WHAT IS BEING ASKED »
Write out the listing, please, but only from its first line through the line containing "import * as echarts", exactly as given and without pictures.
═══ RECORDS PROVIDED
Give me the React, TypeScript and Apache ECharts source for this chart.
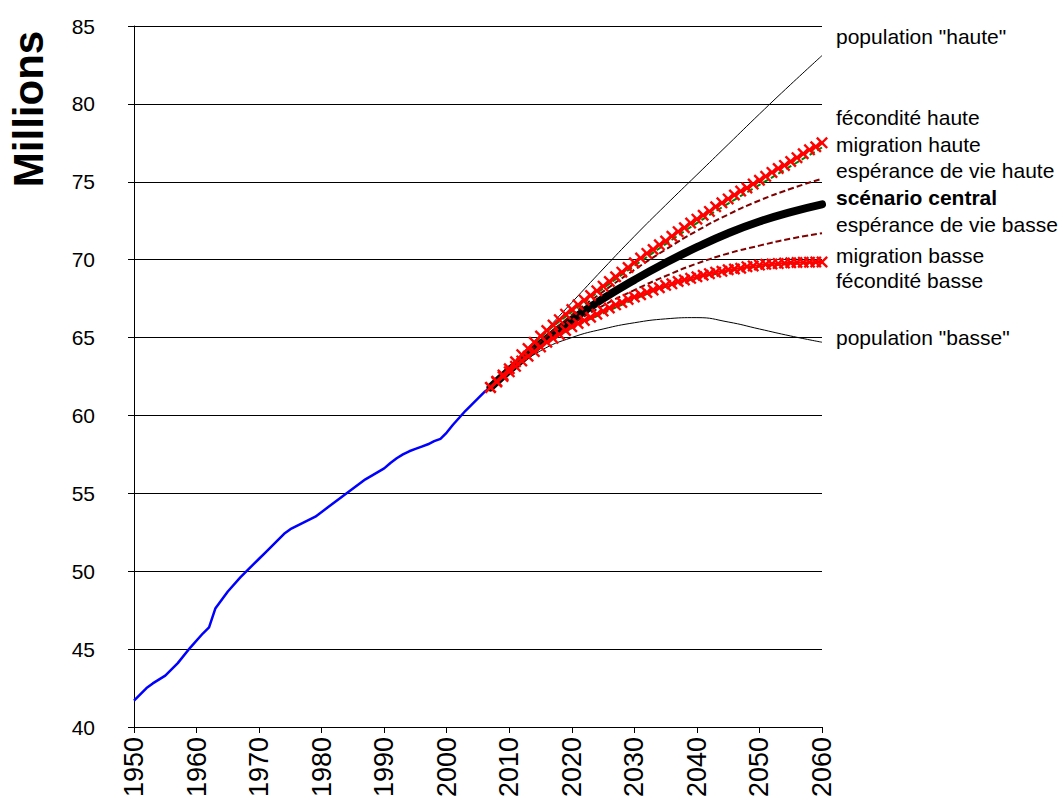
import React, { useEffect, useRef } from "react";
import * as echarts from "echarts";

// Historical population (millions), [year, value]
const historique: [number, number][] = [
  [1950, 41.7], [1952, 42.5], [1953, 42.8], [1955, 43.3], [1957, 44.1], [1959, 45.1],
  [1961, 46.0], [1962, 46.4], [1963, 47.6], [1965, 48.7], [1967, 49.6], [1968, 50.0],
  [1970, 50.8], [1971, 51.2], [1973, 52.0], [1974, 52.4], [1975, 52.7], [1977, 53.1],
  [1979, 53.5], [1981, 54.1], [1984, 55.0], [1987, 55.9], [1990, 56.6], [1991, 56.95],
  [1992, 57.25], [1993, 57.5], [1994, 57.7], [1995, 57.85], [1996, 58.0], [1997, 58.15],
  [1998, 58.35], [1999, 58.5], [2000, 58.9], [2001, 59.4], [2002, 59.85], [2003, 60.3],
  [2004, 60.7], [2005, 61.1], [2006, 61.5], [2007, 61.8],
];

// Projection anchor years (5-year steps)
const anneesProj = [2007, 2010, 2015, 2020, 2025, 2030, 2035, 2040, 2045, 2050, 2055, 2060];
const populationHaute = [61.8, 63.0, 65.1, 67.25, 69.4, 71.5, 73.5, 75.45, 77.4, 79.35, 81.25, 83.1];
const populationBasse = [61.8, 62.75, 64.15, 65.0, 65.55, 65.95, 66.2, 66.28, 66.0, 65.55, 65.1, 64.7];
const scenarioCentral = [61.8, 62.9, 64.6, 66.15, 67.5, 68.7, 69.8, 70.8, 71.7, 72.45, 73.05, 73.55];
const esperanceHaute = [61.8, 62.95, 64.75, 66.45, 67.95, 69.35, 70.65, 71.85, 72.9, 73.8, 74.55, 75.2];
const esperanceBasse = [61.8, 62.85, 64.45, 65.85, 67.05, 68.05, 68.95, 69.75, 70.4, 70.9, 71.35, 71.7];
const feconditeHaute = [61.8, 63.0, 65.0, 66.65, 68.15, 69.6, 71.0, 72.35, 73.6, 74.8, 76.0, 77.2];
const feconditeBasse = [61.8, 62.8, 64.35, 65.6, 66.55, 67.45, 68.25, 68.8, 69.25, 69.55, 69.72, 69.8];

// Yearly projections (markers every year)
const anneesAnnuelles = [
  2007, 2008, 2009, 2010, 2011, 2012, 2013, 2014, 2015, 2016, 2017, 2018, 2019, 2020,
  2021, 2022, 2023, 2024, 2025, 2026, 2027, 2028, 2029, 2030, 2031, 2032, 2033, 2034,
  2035, 2036, 2037, 2038, 2039, 2040, 2041, 2042, 2043, 2044, 2045, 2046, 2047, 2048,
  2049, 2050, 2051, 2052, 2053, 2054, 2055, 2056, 2057, 2058, 2059, 2060,
];
const migrationHaute = [
  61.8, 62.2, 62.6, 63.0, 63.45, 63.9, 64.3, 64.7, 65.1, 65.45, 65.8, 66.15, 66.5, 66.8,
  67.1, 67.4, 67.7, 68.0, 68.3, 68.6, 68.9, 69.2, 69.5, 69.8, 70.1, 70.4, 70.65, 70.95,
  71.2, 71.5, 71.8, 72.05, 72.35, 72.6, 72.85, 73.1, 73.4, 73.65, 73.9, 74.15, 74.4, 74.6,
  74.85, 75.1, 75.35, 75.6, 75.85, 76.05, 76.3, 76.55, 76.8, 77.05, 77.25, 77.5,
];
const migrationBasse = [
  61.8, 62.15, 62.5, 62.8, 63.15, 63.5, 63.8, 64.1, 64.4, 64.7, 64.95, 65.2, 65.45, 65.7,
  65.9, 66.1, 66.3, 66.5, 66.7, 66.9, 67.1, 67.25, 67.45, 67.6, 67.75, 67.9, 68.05, 68.2,
  68.35, 68.45, 68.6, 68.7, 68.8, 68.9, 69.0, 69.1, 69.2, 69.25, 69.35, 69.4, 69.45, 69.55,
  69.6, 69.65, 69.7, 69.72, 69.75, 69.78, 69.8, 69.82, 69.83, 69.84, 69.85, 69.85,
];

// Right-hand labels
const etiquettes = [
  { texte: 'population "haute"', y: 36, gras: false },
  { texte: "fécondité haute", y: 117, gras: false },
  { texte: "migration haute", y: 144, gras: false },
  { texte: "espérance de vie haute", y: 170, gras: false },
  { texte: "scénario central", y: 197, gras: true },
  { texte: "espérance de vie basse", y: 224, gras: false },
  { texte: "migration basse", y: 255, gras: false },
  { texte: "fécondité basse", y: 280, gras: false },
  { texte: 'population "basse"', y: 337, gras: false },
];

const FONT = "Arial, 'Liberation Sans', sans-serif";
const CROSS = "path://M0,1.4L1.4,0L5,3.6L8.6,0L10,1.4L6.4,5L10,8.6L8.6,10L5,6.4L1.4,10L0,8.6L3.6,5Z";

const pairs = (xs: number[], ys: number[]) => xs.map((x, i) => [x, ys[i]]);

export default function App() {
  const ref = useRef<HTMLDivElement>(null);
  useEffect(() => {
    if (!ref.current) return;
    const chart = echarts.init(ref.current, null, { renderer: "svg" });
    const thin = (name: string, data: number[]) => ({
      name,
      type: "line",
      data: pairs(anneesProj, data),
      smooth: 0.5,
      symbol: "none",
      lineStyle: { color: "#000", width: 1 },
      z: 2,
    });
    const dashed = (name: string, data: number[], color: string, z: number) => ({
      name,
      type: "line",
      data: pairs(anneesProj, data),
      smooth: 0.5,
      symbol: "none",
      lineStyle: { color, width: 2, type: [6, 3] },
      z,
    });
    const crosses = (name: string, data: number[]) => ({
      name,
      type: "line",
      data: pairs(anneesAnnuelles, data),
      symbol: CROSS,
      symbolSize: 12,
      showAllSymbol: true,
      itemStyle: { color: "#ff0000" },
      lineStyle: { color: "#ff0000", width: 2 },
      z: 6,
    });
    chart.setOption({
      animation: false,
      grid: { left: 134, right: 241, top: 26, bottom: 76, containLabel: false },
      xAxis: {
        type: "value",
        min: 1950,
        max: 2060,
        interval: 10,
        axisLine: { show: true, lineStyle: { color: "#000", width: 1 } },
        axisTick: { show: true, length: 6, lineStyle: { color: "#000" } },
        splitLine: { show: false },
        axisLabel: {
          rotate: 90,
          margin: 10,
          color: "#000",
          fontSize: 27,
          fontFamily: FONT,
          formatter: (v: number) => String(v),
        },
      },
      yAxis: {
        type: "value",
        min: 40,
        max: 85,
        interval: 5,
        axisLine: { show: true, lineStyle: { color: "#000", width: 1 } },
        axisTick: { show: true, length: 6, lineStyle: { color: "#000" } },
        splitLine: { show: true, lineStyle: { color: "#000", width: 1 } },
        axisLabel: { margin: 39, color: "#000", fontSize: 21, fontFamily: FONT },
      },
      graphic: [
        {
          type: "text",
          x: 28,
          y: 109,
          rotation: Math.PI / 2,
          style: {
            text: "Millions",
            font: `bold 42px ${FONT}`,
            fill: "#000",
            align: "center",
            verticalAlign: "middle",
          },
        },
        ...etiquettes.map((e) => ({
          type: "text",
          x: 836,
          y: e.y,
          style: {
            text: e.texte,
            font: `${e.gras ? "bold " : ""}21px ${FONT}`,
            fill: "#000",
            align: "left",
            verticalAlign: "middle",
          },
        })),
      ],
      series: [
        {
          name: "historique",
          type: "line",
          data: historique,
          symbol: "none",
          lineStyle: { color: "#0000ff", width: 2.5 },
          z: 3,
        },
        thin('population "haute"', populationHaute),
        thin('population "basse"', populationBasse),
        {
          name: "scénario central",
          type: "line",
          data: pairs(anneesProj, scenarioCentral),
          smooth: 0.5,
          symbol: "none",
          lineStyle: { color: "#000", width: 8, cap: "round" },
          z: 3,
        },
        dashed("espérance de vie haute", esperanceHaute, "#800000", 4),
        dashed("espérance de vie basse", esperanceBasse, "#800000", 4),
        dashed("fécondité haute", feconditeHaute, "#008000", 5),
        dashed("fécondité basse", feconditeBasse, "#008000", 5),
        crosses("migration haute", migrationHaute),
        crosses("migration basse", migrationBasse),
      ],
    });
    return () => chart.dispose();
  }, []);
  return (
    <div
      ref={ref}
      style={{ position: "fixed", left: 0, top: 0, width: 1063, height: 803, background: "#fff" }}
    />
  );
}
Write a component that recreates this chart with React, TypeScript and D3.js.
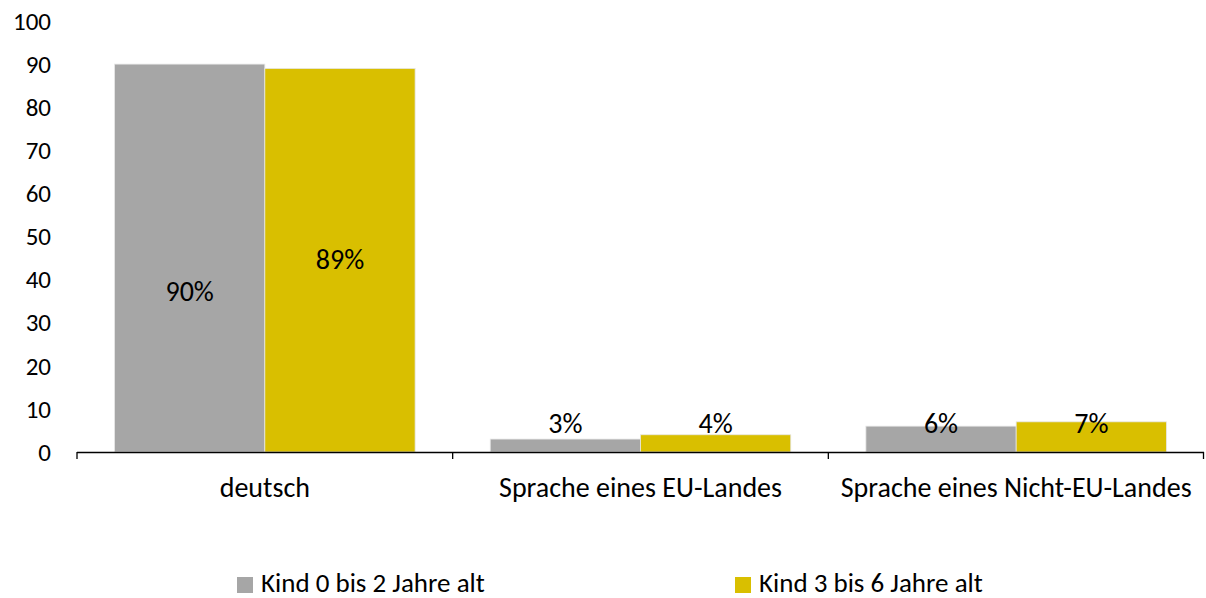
import * as d3 from 'd3';
import React, { useRef, useEffect } from 'react';

// categories and series (in percent)
const categories = ['deutsch', 'Sprache eines EU-Landes', 'Sprache eines Nicht-EU-Landes'];
const seriesNames = ['Kind 0 bis 2 Jahre alt', 'Kind 3 bis 6 Jahre alt'];
const age0to2 = [90, 3, 6];
const age3to6 = [89, 4, 7];
const yTicks = [0, 10, 20, 30, 40, 50, 60, 70, 80, 90, 100];

const colors = ['#A6A6A6', '#D9BF00'];
const W = 1206;
const H = 598;
const FONT = 'Carlito, Calibri, Lato, "Open Sans", sans-serif';

function App() {
  const svgRef = useRef<SVGSVGElement>(null);

  useEffect(() => {
    document.body.style.margin = '0';
    const svg = d3.select(svgRef.current);
    svg.selectAll('*').remove();

    const margin = { left: 77, right: 2, top: 21, bottom: 146 };
    const x = d3.scaleBand<string>()
      .domain(categories)
      .range([margin.left, W - margin.right]);
    const inner = d3.scaleBand<string>()
      .domain(seriesNames)
      .range([0, x.bandwidth()])
      .paddingOuter(0.25)
      .paddingInner(0);
    const y = d3.scaleLinear().domain([0, 100]).range([H - margin.bottom, margin.top]);

    // y tick labels (no axis line)
    svg.append('g')
      .selectAll('text')
      .data(yTicks)
      .join('text')
      .attr('x', 51)
      .attr('y', d => y(d))
      .attr('dy', '0.35em')
      .attr('text-anchor', 'end')
      .attr('font-family', FONT)
      .attr('font-size', 25)
      .attr('fill', '#000')
      .text(d => d);

    // bars
    const series = [age0to2, age3to6];
    const rows = categories.flatMap((c, i) =>
      series.map((s, j) => ({ cat: c, name: seriesNames[j], value: s[i], j, i })));

    svg.append('g')
      .selectAll('rect')
      .data(rows)
      .join('rect')
      .attr('x', d => x(d.cat)! + inner(d.name)!)
      .attr('y', d => y(d.value))
      .attr('width', inner.bandwidth())
      .attr('height', d => y(0) - y(d.value))
      .attr('fill', d => colors[d.j])
      .attr('stroke', '#e6e6e6')
      .attr('stroke-width', 0.8);

    // value labels: inside the big bars, above the small ones
    svg.append('g')
      .selectAll('text')
      .data(rows)
      .join('text')
      .attr('x', d => x(d.cat)! + inner(d.name)! + inner.bandwidth() / 2)
      .attr('y', d => {
        if (d.i === 0) return d.j === 0 ? y(37.3) : y(44.8);
        return y(6.6);
      })
      .attr('dy', '0.35em')
      .attr('text-anchor', 'middle')
      .attr('font-family', FONT)
      .attr('font-size', 28)
      .attr('fill', '#000')
      .text(d => `${d.value}%`);

    // x axis
    const axisY = y(0);
    const gx = svg.append('g');
    gx.append('line')
      .attr('x1', margin.left).attr('x2', W - margin.right)
      .attr('y1', axisY + 0.5).attr('y2', axisY + 0.5)
      .attr('stroke', '#000').attr('stroke-width', 1.3);
    const bounds = categories.map(c => x(c)!).concat([x(categories[categories.length - 1])! + x.bandwidth()]);
    gx.selectAll('line.tick')
      .data(bounds)
      .join('line')
      .attr('class', 'tick')
      .attr('x1', d => Math.min(d, W - margin.right - 0.5))
      .attr('x2', d => Math.min(d, W - margin.right - 0.5))
      .attr('y1', axisY)
      .attr('y2', axisY + 7)
      .attr('stroke', '#000').attr('stroke-width', 1.3);
    gx.selectAll('text')
      .data(categories)
      .join('text')
      .attr('x', d => x(d)! + x.bandwidth() / 2)
      .attr('y', axisY + 35)
      .attr('dy', '0.35em')
      .attr('text-anchor', 'middle')
      .attr('font-family', FONT)
      .attr('font-size', 28)
      .attr('fill', '#000')
      .text(d => d);

    // legend
    const legendX = [237, 735];
    const lg = svg.append('g');
    seriesNames.forEach((n, j) => {
      lg.append('rect')
        .attr('x', legendX[j]).attr('y', 577)
        .attr('width', 16).attr('height', 16)
        .attr('fill', colors[j]);
      lg.append('text')
        .attr('x', legendX[j] + 24).attr('y', 592)
        .attr('font-family', FONT)
        .attr('font-size', 27)
        .attr('fill', '#000')
        .text(n);
    });
  });

  return <svg ref={svgRef} width={W} height={H} style={{ display: 'block' }} />;
}

export default App;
══════
ANSWER TO THIS EXERCISE »
Give me the React, TypeScript and Apache ECharts source for this chart.
import React, { useEffect, useRef } from "react";
import * as echarts from "echarts";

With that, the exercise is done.